Writing Short Fiction

The major magazine markets for short F&SF are dying. Pretty much everybody agrees on that. The reactions range from please help save them (slushmaster) to so what (Scalzi). People have talked about causes, among them: the writers aren’t stretching enough (VannderMeer) and the short markets have become a bunch of writers writing for other writers who edit and put out stories for writers who read writerly stuff–see point four here (Bear). I tend to favor the club scene theory Bear is talking about plus a dash of the idea that the internet has really changed the way people digest small chunks of content, i.e. substituting blogs for shorts.

2013 update: Though the print magazine continues to decline, the online market for short fiction has really expanded into a much more viable scene in the years since I originally wrote this post. Many authors with an established fan base have also started publishing shorts either stand alone or in micro anthologies via Amazon and other ebook venues. At this point, only six years on from the original, I am no longer giving advice on what to do with shorts in terms of publishing, as my focus on novels has left me hopelessly out of date. OTOH, my main point about shorts from the writing/learning to be a writer point of view still stands…I think.
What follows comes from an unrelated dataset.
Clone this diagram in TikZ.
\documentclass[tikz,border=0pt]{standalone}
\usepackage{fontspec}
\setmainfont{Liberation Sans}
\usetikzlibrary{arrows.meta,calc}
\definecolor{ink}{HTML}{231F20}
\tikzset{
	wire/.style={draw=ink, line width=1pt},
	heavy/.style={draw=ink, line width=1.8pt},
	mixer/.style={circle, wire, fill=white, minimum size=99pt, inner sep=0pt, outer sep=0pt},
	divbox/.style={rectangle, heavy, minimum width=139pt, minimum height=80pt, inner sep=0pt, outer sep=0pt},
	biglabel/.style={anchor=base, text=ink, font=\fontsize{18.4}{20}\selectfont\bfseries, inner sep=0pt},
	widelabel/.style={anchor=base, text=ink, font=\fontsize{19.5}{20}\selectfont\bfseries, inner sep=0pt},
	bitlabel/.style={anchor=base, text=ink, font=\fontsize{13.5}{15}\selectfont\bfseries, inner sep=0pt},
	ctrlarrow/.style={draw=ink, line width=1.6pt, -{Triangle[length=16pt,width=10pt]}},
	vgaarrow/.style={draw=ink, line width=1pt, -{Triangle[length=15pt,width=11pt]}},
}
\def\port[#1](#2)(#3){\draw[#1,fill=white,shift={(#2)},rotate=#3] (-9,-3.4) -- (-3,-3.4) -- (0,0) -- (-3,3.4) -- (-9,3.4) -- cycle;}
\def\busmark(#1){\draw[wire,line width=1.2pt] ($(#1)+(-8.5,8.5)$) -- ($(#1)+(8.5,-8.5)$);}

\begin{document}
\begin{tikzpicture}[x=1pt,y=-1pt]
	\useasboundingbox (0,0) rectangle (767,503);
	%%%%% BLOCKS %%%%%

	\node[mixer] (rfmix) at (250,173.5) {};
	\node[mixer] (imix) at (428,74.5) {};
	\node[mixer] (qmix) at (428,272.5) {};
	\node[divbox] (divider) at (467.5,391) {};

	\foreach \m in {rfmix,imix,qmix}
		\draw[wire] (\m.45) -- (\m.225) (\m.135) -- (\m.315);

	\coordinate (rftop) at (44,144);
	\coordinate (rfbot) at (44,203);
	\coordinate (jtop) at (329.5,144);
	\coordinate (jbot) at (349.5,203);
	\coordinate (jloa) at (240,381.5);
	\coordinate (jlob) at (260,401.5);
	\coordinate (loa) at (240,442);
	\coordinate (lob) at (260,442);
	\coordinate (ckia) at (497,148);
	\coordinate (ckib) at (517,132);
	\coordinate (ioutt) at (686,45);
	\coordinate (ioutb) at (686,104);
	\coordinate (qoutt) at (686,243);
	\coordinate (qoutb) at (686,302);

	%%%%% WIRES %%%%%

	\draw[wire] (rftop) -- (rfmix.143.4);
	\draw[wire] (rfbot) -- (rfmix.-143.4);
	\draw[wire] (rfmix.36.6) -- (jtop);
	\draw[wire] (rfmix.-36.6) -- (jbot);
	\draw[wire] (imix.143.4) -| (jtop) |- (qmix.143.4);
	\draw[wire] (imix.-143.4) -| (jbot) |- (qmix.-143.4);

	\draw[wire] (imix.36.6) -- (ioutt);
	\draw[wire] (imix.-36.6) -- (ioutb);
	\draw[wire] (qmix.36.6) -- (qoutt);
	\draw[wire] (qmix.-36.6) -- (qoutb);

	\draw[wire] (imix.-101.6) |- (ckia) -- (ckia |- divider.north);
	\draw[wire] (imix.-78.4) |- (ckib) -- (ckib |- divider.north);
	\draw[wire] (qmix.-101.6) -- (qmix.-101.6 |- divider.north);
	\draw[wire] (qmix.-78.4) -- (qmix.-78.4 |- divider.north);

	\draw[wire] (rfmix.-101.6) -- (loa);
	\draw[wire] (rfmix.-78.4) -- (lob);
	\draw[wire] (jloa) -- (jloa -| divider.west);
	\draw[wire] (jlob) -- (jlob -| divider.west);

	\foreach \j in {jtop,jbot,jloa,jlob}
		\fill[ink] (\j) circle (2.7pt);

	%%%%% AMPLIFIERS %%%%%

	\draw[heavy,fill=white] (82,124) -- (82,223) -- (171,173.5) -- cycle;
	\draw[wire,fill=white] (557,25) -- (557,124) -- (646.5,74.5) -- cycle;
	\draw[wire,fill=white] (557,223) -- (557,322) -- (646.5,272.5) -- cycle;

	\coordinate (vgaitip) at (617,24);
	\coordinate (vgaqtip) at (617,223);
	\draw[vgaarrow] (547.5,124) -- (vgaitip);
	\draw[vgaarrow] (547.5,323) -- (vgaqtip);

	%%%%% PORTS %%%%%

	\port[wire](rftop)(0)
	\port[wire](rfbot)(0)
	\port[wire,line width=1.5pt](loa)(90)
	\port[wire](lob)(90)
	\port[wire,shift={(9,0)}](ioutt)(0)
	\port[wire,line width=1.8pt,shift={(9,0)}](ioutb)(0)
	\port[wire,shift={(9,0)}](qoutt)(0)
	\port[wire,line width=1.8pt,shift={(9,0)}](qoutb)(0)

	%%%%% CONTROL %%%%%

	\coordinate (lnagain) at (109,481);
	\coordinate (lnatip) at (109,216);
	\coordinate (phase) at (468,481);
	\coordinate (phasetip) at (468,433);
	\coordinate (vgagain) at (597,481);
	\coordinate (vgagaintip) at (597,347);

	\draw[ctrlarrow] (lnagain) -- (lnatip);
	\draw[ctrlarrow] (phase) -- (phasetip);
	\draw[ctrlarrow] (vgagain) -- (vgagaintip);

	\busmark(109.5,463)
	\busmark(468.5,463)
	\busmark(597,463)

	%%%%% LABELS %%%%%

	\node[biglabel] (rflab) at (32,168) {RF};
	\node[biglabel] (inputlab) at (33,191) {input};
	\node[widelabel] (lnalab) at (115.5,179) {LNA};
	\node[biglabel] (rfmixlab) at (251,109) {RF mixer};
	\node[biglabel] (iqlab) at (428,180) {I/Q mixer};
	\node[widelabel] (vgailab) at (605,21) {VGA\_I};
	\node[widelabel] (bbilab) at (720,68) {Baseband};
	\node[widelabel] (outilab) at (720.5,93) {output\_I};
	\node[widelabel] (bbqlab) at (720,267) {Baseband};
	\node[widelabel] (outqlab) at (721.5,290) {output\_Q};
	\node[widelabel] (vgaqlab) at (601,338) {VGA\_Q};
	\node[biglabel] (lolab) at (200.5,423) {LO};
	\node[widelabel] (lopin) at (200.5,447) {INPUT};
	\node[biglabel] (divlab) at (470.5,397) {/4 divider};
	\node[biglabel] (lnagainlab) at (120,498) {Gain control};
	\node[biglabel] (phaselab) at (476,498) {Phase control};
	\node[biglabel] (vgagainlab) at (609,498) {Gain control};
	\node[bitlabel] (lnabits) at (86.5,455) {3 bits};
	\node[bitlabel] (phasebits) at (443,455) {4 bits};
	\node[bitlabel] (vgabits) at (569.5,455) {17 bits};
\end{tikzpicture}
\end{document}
I give you all of that as a sort of background to what I really want to talk about, which is why I write short stories and I why I think any F&SF writer who can* write shorts should. Sarah Monette talks about some of the same things here in terms of why she writes them, and that’s definitely worth a read. One place where I disagree with both her and Scalzi is in terms of what shorts can do for a career, so I’ll start there.

Both Scalzi and Monette mention that there are better ways to raise your profile for readers–blogging is mentioned–and I agree on that. The thing that shorts can do for you career-wise that blogs and many other venues don’t do, is establish you as someone who has been vetted by some sort of serious professional editorial process. While that may not sound like much, it means a lot in terms of bona-fides for agent queries. And getting an agent is becoming ever more critical in breaking into the novel biz via the large houses, which necessity is something I’m going to talk about in its own post later. Beyond that, Monette’s point about learning how to be a professional writer through the short story markets is a great one.

Monette also talks in brief about the risk-taking element, the fact that you can try things in a short that you wouldn’t dare try in a novel. I’d go beyond that to say that short stories are one of the best venues a new F&SF writer has for learning the craft, because in addition to being daring you can afford to be mundane–to practice the simple things.

You can write ten or dozen shorts where you focus on mastering a single aspect of craft like plot or character and let the rest of the stuff go hang. The brevity of the form allows for a lot more of the try/fail cycles an artist need to master the craft.

A short also forces the writer to pay attention to things they might not have to in a longer piece. If you’ve got a 5,000 word cap on how long the story can go, you have to make the hard choices about what elements of the story are important enough to keep on the page. You have to go for late entry and early exit. You have to make damn sure that every single word is important. You can’t have extraneous scenes that don’t advance the core of the story. In a short a writer knows that they must catch the reader’s attention right now and hold onto it–there’s no time to do anything else.

And, guess what? Those things are all true for novels as well. Sure, in the longer form you can get away with earlier entry and later exit and longer chunks that don’t do anything more than show off some cool side bits, but the question is: Should you? The answer: Maybe, but you should never do it unawares or unweighted. Short story writing helps teach the balancing skills a writer needs to decide when and where to go long.

*Some writers simply aren’t suited to the medium, and that’s fine.